Police were alerted at 6.12pm on Wednesday to a man shooting with a bow and arrows in Kongsberg, some 66km southwest of Oslo. Officers made contact with the suspect but he escaped and wasn’t caught until 6.47pm, 35 minutes after the attack began, Saeverud said.
Officials believe that the man didn’t start killing people until police arrived on the scene.
“From what we know now, it is reasonably clear that some, probably everyone, was killed after the police were in contact with the perpetrator,” Saeverud said.
Speaking calmly and clearly after his arrest, the suspect told police, “I did this,” said Ann Iren Svane Mathiassen, the police attorney who is leading the investigation.
“He talked calmly and clearly described what he had done.

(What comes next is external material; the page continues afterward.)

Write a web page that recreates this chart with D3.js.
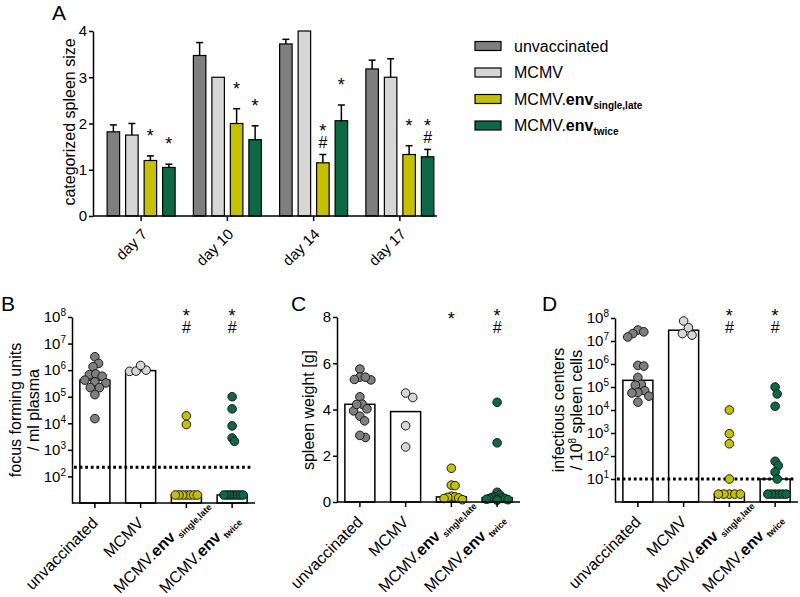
<!DOCTYPE html>
<html>
<head>
<meta charset="utf-8">
<style>
body { margin: 0; background: #fff; }
svg text { font-family: "Liberation Sans", Arial, sans-serif; fill: #000; }
.axis path, .axis line { stroke: #000; stroke-width: 1.5px; }
.axis text { font-size: 15px; }
</style>
</head>
<body>
<script src="https://d3js.org/d3.v7.min.js"></script>
<script>

// ---- data ----
var days = ["day 7", "day 10", "day 14", "day 17"];
var groupNames = ["unvaccinated", "MCMV", "MCMV.env", "MCMV.env"];
var groupSubs = ["", "", "single,late", "twice"];

// A: categorized spleen size, mean + sem
var sizeUnvacc = [1.82, 3.47, 3.72, 3.18];
var sizeMCMV = [1.75, 3.0, 4.0, 3.0];
var sizeSingle = [1.2, 2.0, 1.15, 1.33];
var sizeTwice = [1.05, 1.65, 2.06, 1.28];
var semUnvacc = [0.15, 0.28, 0.10, 0.19];
var semMCMV = [0.25, 0, 0, 0.40];
var semSingle = [0.10, 0.32, 0.18, 0.19];
var semTwice = [0.07, 0.30, 0.34, 0.16];
var sigSingleA = ["*", "*", "*#", "*"];
var sigTwiceA = ["*", "*", "*", "*#"];

// B: focus forming units / ml plasma
var ffuUnvacc = [3.2e6, 1.8e6, 1.35e6, 6.8e5, 7.2e5, 5.9e5, 4.2e5, 3.3e5, 3.6e5, 2.2e5, 2.2e5, 1.2e5, 1.5e4];
var ffuMCMV = [9e5, 9.2e5, 1e6, 1.5e6];
var ffuSingle = [1.9e4, 9e3, 20, 20, 20, 20, 20, 20, 20];
var ffuTwice = [1e5, 3.5e4, 8e3, 2.8e3, 2.1e3, 20, 20, 20, 20, 20, 20, 20, 20];
var sigB = ["", "", "*#", "*#"];

// C: spleen weight [g]
var weightUnvacc = [5.75, 5.40, 5.28, 5.30, 5.40, 4.55, 4.23, 4.03, 3.94, 4.22, 3.71, 3.51, 2.79, 2.88];
var weightMCMV = [4.52, 4.71, 3.30, 2.38];
var weightSingle = [1.46, 0.73, 0.71, 0.25, 0.22, 0.2, 0.18, 0.15, 0.1];
var weightTwice = [4.31, 2.56, 0.42, 0.3, 0.22, 0.2, 0.18, 0.15, 0.14, 0.12, 0.1, 0.1, 0.08];
var sigC = ["", "", "*", "*#"];

// D: infectious centers / 10^8 spleen cells
var icUnvacc = [3.0e7, 2.5e7, 2.1e7, 1.5e7, 8.7e5, 8.1e5, 2.6e5, 1.3e5, 1.2e5, 6.9e4, 5.8e4, 5.5e4, 4e4, 2.2e4];
var icMCMV = [3.8e7, 7.4e7, 1.8e7, 2.1e7];
var icSingle = [1e4, 9.3e2, 3.4e2, 10, 2.2, 2.2, 2.2, 2.2, 2.2];
var icTwice = [1e5, 5e4, 1.45e4, 59, 38, 20, 10, 2.2, 2.2, 2.2, 2.2, 2.2, 2.2];
var sigD = ["", "", "*#", "*#"];

var colors = ["#7f7f7f", "#d6d6d6", "#c6c100", "#0b6a45"];

var svg = d3.select("body").append("svg")
    .attr("width", 800)
    .attr("height", 597);

// group name with bold "env"
function writeName(t, i) {
  var name = groupNames[i];
  if (name.indexOf(".env") >= 0) {
    t.append("tspan").text("MCMV.");
    t.append("tspan").attr("font-weight", "bold").text("env");
  } else {
    t.append("tspan").text(name);
  }
}

// star / hash markers, bottom one sits at baseY
function writeSig(g, cx, baseY, sig) {
  if (!sig) return;
  var hasHash = sig.indexOf("#") >= 0;
  if (hasHash) {
    g.append("text").attr("x", cx).attr("y", baseY).attr("text-anchor", "middle")
      .attr("font-size", 16).text("#");
  }
  g.append("text").attr("x", cx).attr("y", hasHash ? baseY - 11 : baseY - 8)
    .attr("text-anchor", "middle").attr("font-size", 18).text("*");
}

// ---------------- panel A ----------------
var sizeSeries = [sizeUnvacc, sizeMCMV, sizeSingle, sizeTwice];
var semSeries = [semUnvacc, semMCMV, semSingle, semTwice];
var sigA = [null, null, sigSingleA, sigTwiceA];

var xA = d3.scaleBand().domain(days).range([98, 443]);
var xSub = d3.scaleBand().domain(d3.range(4)).range([-34, 34]).paddingInner(0.324);
var yA = d3.scaleLinear().domain([0, 4]).range([216, 31]);

var gA = svg.append("g");

sizeSeries.forEach(function(vals, i) {
  vals.forEach(function(v, j) {
    var cx = xA(days[j]) + xA.bandwidth() / 2 + xSub(i) + xSub.bandwidth() / 2;
    gA.append("rect")
      .attr("x", cx - xSub.bandwidth() / 2)
      .attr("y", yA(v))
      .attr("width", xSub.bandwidth())
      .attr("height", yA(0) - yA(v))
      .attr("fill", colors[i])
      .attr("stroke", "#000")
      .attr("stroke-width", 1.2);
    var e = semSeries[i][j];
    var top = yA(v + e);
    if (e > 0) {
      gA.append("line").attr("x1", cx).attr("x2", cx).attr("y1", yA(v)).attr("y2", top)
        .attr("stroke", "#000").attr("stroke-width", 1.5);
      gA.append("line").attr("x1", cx - 3.5).attr("x2", cx + 3.5).attr("y1", top).attr("y2", top)
        .attr("stroke", "#000").attr("stroke-width", 1.5);
    }
    if (sigA[i]) writeSig(gA, cx, top - 6, sigA[i][j]);
  });
});

gA.append("g").attr("class", "axis")
  .attr("transform", "translate(93,0)")
  .call(d3.axisLeft(yA).ticks(4).tickSize(4).tickPadding(2).tickSizeOuter(0));

// x axis of A
gA.append("line").attr("x1", 93).attr("x2", 437).attr("y1", yA(0)).attr("y2", yA(0))
  .attr("stroke", "#000").attr("stroke-width", 1.5);
days.forEach(function(d) {
  var cx = xA(d) + xA.bandwidth() / 2;
  gA.append("line").attr("x1", cx).attr("x2", cx).attr("y1", yA(0)).attr("y2", yA(0) + 5)
    .attr("stroke", "#000").attr("stroke-width", 1.5);
  gA.append("text")
    .attr("transform", "translate(" + (cx + 7) + "," + (yA(0) + 19) + ") rotate(-45)")
    .attr("text-anchor", "end").attr("font-size", 15).text(d);
});

gA.append("text")
  .attr("transform", "translate(75,122) rotate(-90)")
  .attr("text-anchor", "middle").attr("font-size", 16)
  .text("categorized spleen size");

gA.append("text").attr("x", 52).attr("y", 20).attr("font-size", 21).text("A");

// legend
groupNames.forEach(function(n, i) {
  var ry = 46 + i * 26.5;
  svg.append("rect").attr("x", 475).attr("y", ry - 4.5).attr("width", 26).attr("height", 9)
    .attr("fill", colors[i]).attr("stroke", "#000").attr("stroke-width", 1.2);
  var t = svg.append("text").attr("x", 514).attr("y", ry + 5.5).attr("font-size", 16);
  writeName(t, i);
  if (groupSubs[i]) {
    t.append("tspan").attr("font-size", 10).attr("font-weight", "bold")
      .attr("dy", 4).text(groupSubs[i]);
  }
});

// ---------------- dot panels ----------------

// simple beeswarm, squeezed to fit in maxOff
function swarm(vals, y, r, maxOff) {
  var pts = vals.map(function(v) { return { v: v, y: y(v), x: 0 }; });
  var placed = [];
  var d = 2 * r * 0.92;
  pts.slice().sort(function(a, b) { return a.y - b.y; }).forEach(function(p) {
    for (var k = 0; k < 60; k++) {
      var off = (k % 2 ? 1 : -1) * Math.ceil(k / 2) * 1.2;
      var ok = placed.every(function(q) {
        return (q.x - off) * (q.x - off) + (q.y - p.y) * (q.y - p.y) >= d * d;
      });
      if (ok) { p.x = off; break; }
    }
    placed.push(p);
  });
  var m = d3.max(pts, function(p) { return Math.abs(p.x); });
  var s = m > maxOff ? maxOff / m : 1;
  pts.forEach(function(p) { p.x *= s; });
  return pts;
}

function logTicks(axisG) {
  axisG.selectAll(".tick text").each(function(d) {
    var t = d3.select(this);
    t.text(null).attr("font-size", 14);
    t.append("tspan").text("10");
    t.append("tspan").attr("font-size", 10).attr("dy", -6).text(Math.round(Math.log10(d)));
  });
}

function dotPanel(o) {
  var g = svg.append("g");
  var x = d3.scaleBand().domain(d3.range(4)).range([o.x0, o.x0 + 183]);
  var y = o.y;
  var yb = y.range()[0];

  // bars = medians
  o.series.forEach(function(vals, i) {
    var cx = x(i) + x.bandwidth() / 2;
    var med = d3.median(vals);
    g.append("rect").attr("x", cx - 15).attr("y", y(med)).attr("width", 30)
      .attr("height", yb - y(med)).attr("fill", "#fff").attr("stroke", "#000").attr("stroke-width", 1.5);
  });

  if (o.limit) {
    g.append("line").attr("x1", o.x0 + 2).attr("x2", o.x0 + 181)
      .attr("y1", y(o.limit)).attr("y2", y(o.limit))
      .attr("stroke", "#000").attr("stroke-width", 3).attr("stroke-dasharray", "2.8,2.8");
  }

  o.series.forEach(function(vals, i) {
    var cx = x(i) + x.bandwidth() / 2;
    var pts = swarm(vals, y, 4.3, 11);
    g.selectAll(null).data(pts).enter().append("circle")
      .attr("cx", function(p) { return cx + p.x; })
      .attr("cy", function(p) { return p.y; })
      .attr("r", 4.3)
      .attr("fill", colors[i])
      .attr("stroke", "#1a1a1a")
      .attr("stroke-width", 1);
    writeSig(g, cx, 333, o.sig[i]);
  });

  var ax = d3.axisLeft(y).tickSize(4).tickPadding(2).tickSizeOuter(0);
  if (o.ticks) ax.tickValues(o.ticks);
  else ax.ticks(4);
  var axG = g.append("g").attr("class", "axis").attr("transform", "translate(" + o.x0 + ",0)").call(ax);
  if (o.log) logTicks(axG);

  // x axis
  g.append("line").attr("x1", o.x0).attr("x2", o.x0 + 183).attr("y1", yb).attr("y2", yb)
    .attr("stroke", "#000").attr("stroke-width", 1.5);
  d3.range(4).forEach(function(i) {
    var cx = x(i) + x.bandwidth() / 2;
    g.append("line").attr("x1", cx).attr("x2", cx).attr("y1", yb).attr("y2", yb + 5)
      .attr("stroke", "#000").attr("stroke-width", 1.5);
    var tr = "translate(" + (cx + 4) + "," + (yb + 21) + ") rotate(-45)";
    // labels with a subscript are pulled back so the subscript ends near the tick
    var back = groupSubs[i] ? -20 : 0;
    var t = g.append("text").attr("transform", tr).attr("x", back)
      .attr("text-anchor", "end").attr("font-size", 16);
    writeName(t, i);
    if (groupSubs[i]) {
      g.append("text").attr("transform", tr)
        .attr("x", back + 3).attr("y", 4)
        .attr("font-size", 9).attr("font-weight", "bold").text(groupSubs[i]);
    }
  });

  // y title
  o.title.forEach(function(line, k) {
    var t = g.append("text")
      .attr("transform", "translate(" + o.titleX[k] + "," + o.titleY + ") rotate(-90)")
      .attr("text-anchor", "middle").attr("font-size", 16);
    if (line.indexOf("^") >= 0) {
      var parts = line.split("^");
      t.append("tspan").text(parts[0]);
      t.append("tspan").attr("font-size", 10).attr("dy", -6).text(parts[1].charAt(0));
      t.append("tspan").attr("dy", 6).text(parts[1].slice(1));
    } else {
      t.text(line);
    }
  });

  g.append("text").attr("x", o.letterX).attr("y", 311).attr("font-size", 21).text(o.letter);
}

dotPanel({
  letter: "B", letterX: 1, x0: 72,
  y: d3.scaleLog().domain([10, 1e8]).range([503, 317]),
  log: true, ticks: [1e2, 1e3, 1e4, 1e5, 1e6, 1e7, 1e8],
  series: [ffuUnvacc, ffuMCMV, ffuSingle, ffuTwice],
  sig: sigB, limit: 220,
  title: ["focus forming units", "/ ml plasma"], titleX: [21, 39], titleY: 410
});

dotPanel({
  letter: "C", letterX: 291, x0: 337,
  y: d3.scaleLinear().domain([0, 8]).range([502, 317]),
  log: false,
  series: [weightUnvacc, weightMCMV, weightSingle, weightTwice],
  sig: sigC,
  title: ["spleen weight [g]"], titleX: [314], titleY: 410
});

dotPanel({
  letter: "D", letterX: 542, x0: 615,
  y: d3.scaleLog().domain([1, 1e8]).range([502, 318]),
  log: true, ticks: [1e1, 1e2, 1e3, 1e4, 1e5, 1e6, 1e7, 1e8],
  series: [icUnvacc, icMCMV, icSingle, icTwice],
  sig: sigD, limit: 10,
  title: ["infectious centers", "/ 10^8 spleen cells"], titleX: [564, 582], titleY: 410
});

</script>
</body>
</html>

He admitted killing the five people,” she told The Associated Press.
The rampage happened in clear view of dozens of witnesses in this small town, which today is in hushed shock, according to onlookers. Police have already spoke to between 20 and 30 witnesses who saw the attacker wound and kill his victims, according to Svane Mathiassen.

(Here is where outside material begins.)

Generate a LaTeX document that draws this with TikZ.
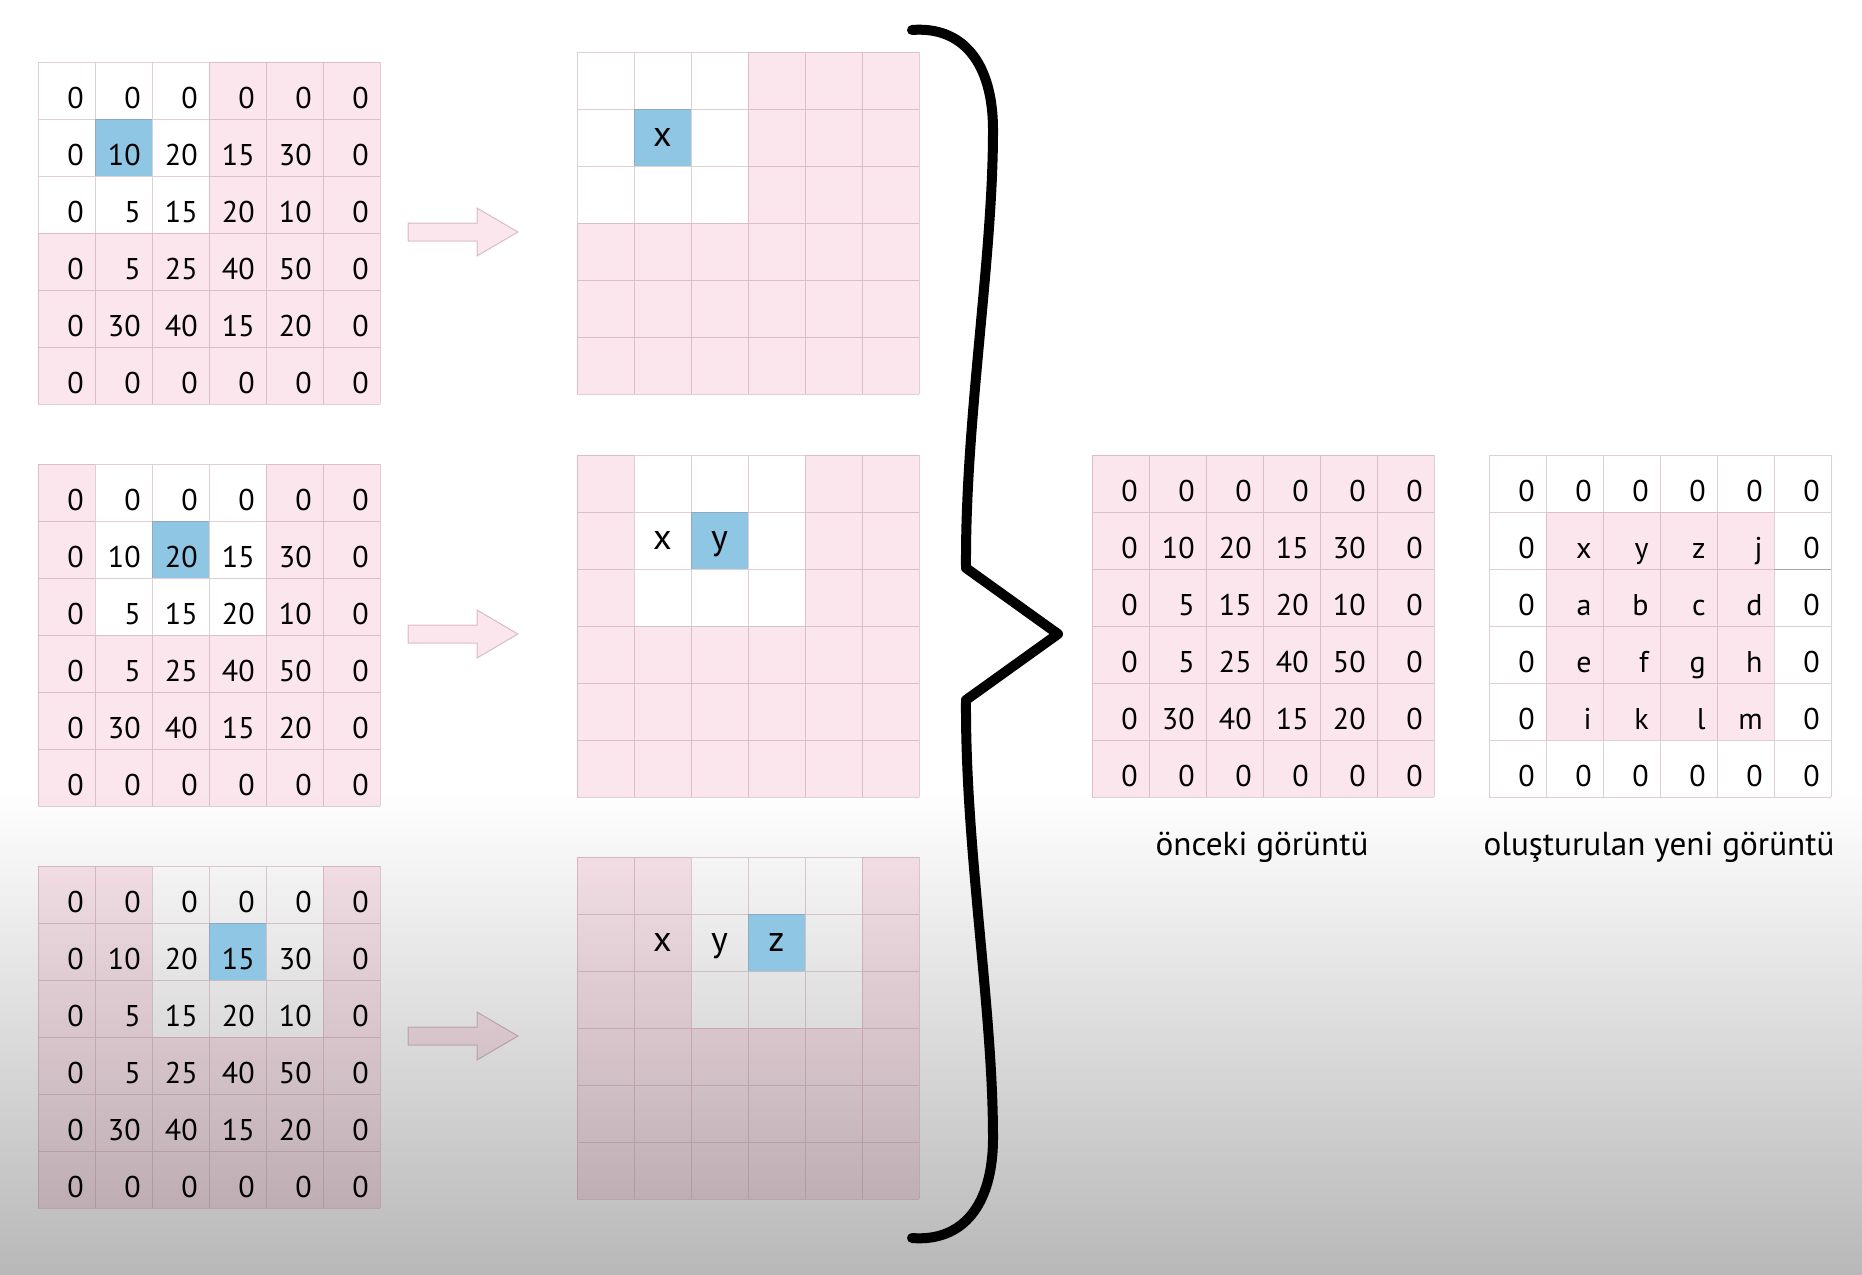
\documentclass[tikz,border=0pt]{standalone}
\usepackage{fontspec}
\setmainfont{PT Sans}
\usepackage{xcolor}
\usepackage{tikz}
\usetikzlibrary{calc}

\definecolor{cellpink}{RGB}{251,230,237}
\definecolor{cellblue}{RGB}{143,198,228}
\definecolor{gridline}{RGB}{150,100,120}
\definecolor{bggray}{RGB}{184,184,184}

\tikzset{
  pinkcell/.style={fill=cellpink, blend mode=multiply},
  bluecell/.style={fill=cellblue},
  gridlines/.style={draw=gridline, draw opacity=0.3, line width=0.5pt},
  numtext/.style={anchor=base east, inner sep=0pt, font=\fontsize{15}{18}\selectfont},
  lettext/.style={anchor=base, inner sep=0pt, font=\fontsize{18}{21}\selectfont},
  caption/.style={anchor=base, inner sep=0pt, font=\fontsize{16.6}{20}\selectfont},
  brace/.style={line width=5pt, line cap=round, line join=round},
  blockarrow/.style={fill=cellpink, blend mode=multiply, draw=gridline!35, line width=0.5pt}
}

% cells of a 6x6 grid: origin, window cols/rows, 1 = window white / 0 = window pink, blue column
\newcommand{\gridcells}[8]{%
  \foreach \r in {1,...,6}{
    \foreach \c in {1,...,6}{
      \pgfmathtruncatemacro{\inwin}{and(and(\c>=#3,\c<=#4),and(\r>=#5,\r<=#6))}
      \ifnum\inwin=#7\relax\else
        \fill[pinkcell] ({#1+(\c-1)*57},{#2+(\r-1)*57}) rectangle ++(57,57);
      \fi
    }
  }
  \ifnum#8>0
    \fill[bluecell] ({#1+(#8-1)*57},{#2+57}) rectangle ++(57,57);
  \fi
  \draw[gridlines] \foreach \i in {0,...,6}{
    ({#1+\i*57},#2) -- ++(0,342) (#1,{#2+\i*57}) -- ++(342,0)};
}

% numbers of the image
\newcommand{\gridnums}[3]{%
  \foreach [count=\r] \row in {{0,0,0,0,0,0},{0,10,20,15,30,0},{0,5,15,20,10,0},
      {0,5,25,40,50,0},{0,30,40,15,20,0},{0,0,0,0,0,0}}{
    \foreach [count=\c] \v in \row{
      \node[numtext] (#1-\r-\c) at ({#2+\c*57-11},{#3+\r*57-11}) {\v};
    }
  }
}

\begin{document}
\begin{tikzpicture}[x=0.5pt,y=-0.5pt]
\useasboundingbox (0,0) rectangle (1862,1274);
\fill[white] (0,0) rectangle (1862,1274);
\shade[top color=white, bottom color=bggray] (0,790) rectangle (1862,1274);

% left column: padded image with 3x3 window
\gridcells{38}{62}{1}{3}{1}{3}{1}{2}
\gridcells{38}{464}{2}{4}{1}{3}{1}{3}
\gridcells{38}{866}{3}{5}{1}{3}{1}{4}
\gridnums{ga}{38}{62}
\gridnums{gb}{38}{464}
\gridnums{gc}{38}{866}

% middle column: output being filled
\gridcells{577}{52}{1}{3}{1}{3}{1}{2}
\gridcells{577}{455}{2}{4}{1}{3}{1}{3}
\gridcells{577}{857}{3}{5}{1}{3}{1}{4}
\node[lettext] (ma-x) at ({577+1.5*57},{52+1.5*57+9}) {x};
\node[lettext] (mb-x) at ({577+1.5*57},{455+1.5*57+9}) {x};
\node[lettext] (mb-y) at ({577+2.5*57},{455+1.5*57+9}) {y};
\node[lettext] (mc-x) at ({577+1.5*57},{857+1.5*57+9}) {x};
\node[lettext] (mc-y) at ({577+2.5*57},{857+1.5*57+9}) {y};
\node[lettext] (mc-z) at ({577+3.5*57},{857+1.5*57+9}) {z};

% arrows
\foreach \ay in {232,634,1036}{
  \draw[blockarrow] (408,{\ay-9}) -- (477,{\ay-9}) -- (477,{\ay-24}) -- (518,\ay)
    -- (477,{\ay+24}) -- (477,{\ay+9}) -- (408,{\ay+9}) -- cycle;
}

% brace
\draw[brace] (912,30) .. controls (962,26) and (993,62) .. (993,130)
  .. controls (993,260) and (965,420) .. (966,568) -- (1058,634) -- (966,700)
  .. controls (965,848) and (993,1008) .. (993,1138)
  .. controls (993,1206) and (962,1242) .. (912,1238);

% right: previous and new image
\gridcells{1092}{455}{7}{0}{1}{6}{1}{0}
\gridnums{ra}{1092}{455}
\gridcells{1489}{455}{2}{5}{2}{5}{0}{0}
\draw[gray!70, line width=0.5pt] ({1489+5*57},{455+2*57}) -- ++(57,0);
\foreach [count=\r] \row in {{0,0,0,0,0,0},{0,x,y,z,j,0},{0,a,b,c,d,0},
    {0,e,f,g,h,0},{0,i,k,l,m,0},{0,0,0,0,0,0}}{
  \foreach [count=\c] \v in \row{
    \node[numtext] (rb-\r-\c) at ({1489+\c*57-11},{455+\r*57-11}) {\v};
  }
}
\node[caption] (onceki) at (1262,855) {önceki görüntü};
\node[caption] (yeni) at (1659,855) {oluşturulan yeni görüntü};
\end{tikzpicture}
\end{document}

“There are people who saw him in the city. Before the killings. That is when he injured people,” Svane Mathiassen said.
Witness Erik Benum, who lives on the same road as the supermarket that one of the crime scenes, told the AP that he saw the escaped shop workers sheltering in doorways.
“I saw them hiding in the corner. Then I went to see what was happening, and I saw the police moving in with a shield and rifles. It was a very strange sight.”
The bow and arrow were just part of the killer’s arsenal. But police are yet to confirm what other weapons he used.
Both the hospitalised victims are in intensive care. They include an off-duty police officer who was inside the store. Their condition was not immediately known.
The suspect is being held on preliminary charges, which is a step short of formal charges. Police believe he acted alone.
Newly appointed Prime Minister-Jonas Gahr Stoere called the attack “horrific.”
“This is unreal. But the reality is that five people have been killed, many are injured and many are in shock ,” Gahr Stoere told Norwegian broadcaster NRK.
In a statement to the mayor of Kongsberg, Norwegian King Harald V said people have “experienced that their safe local environment suddenly became a dangerous place. It shakes us all when horrible things happen near us, when you least expect it, in the middle of everyday life on the open street.”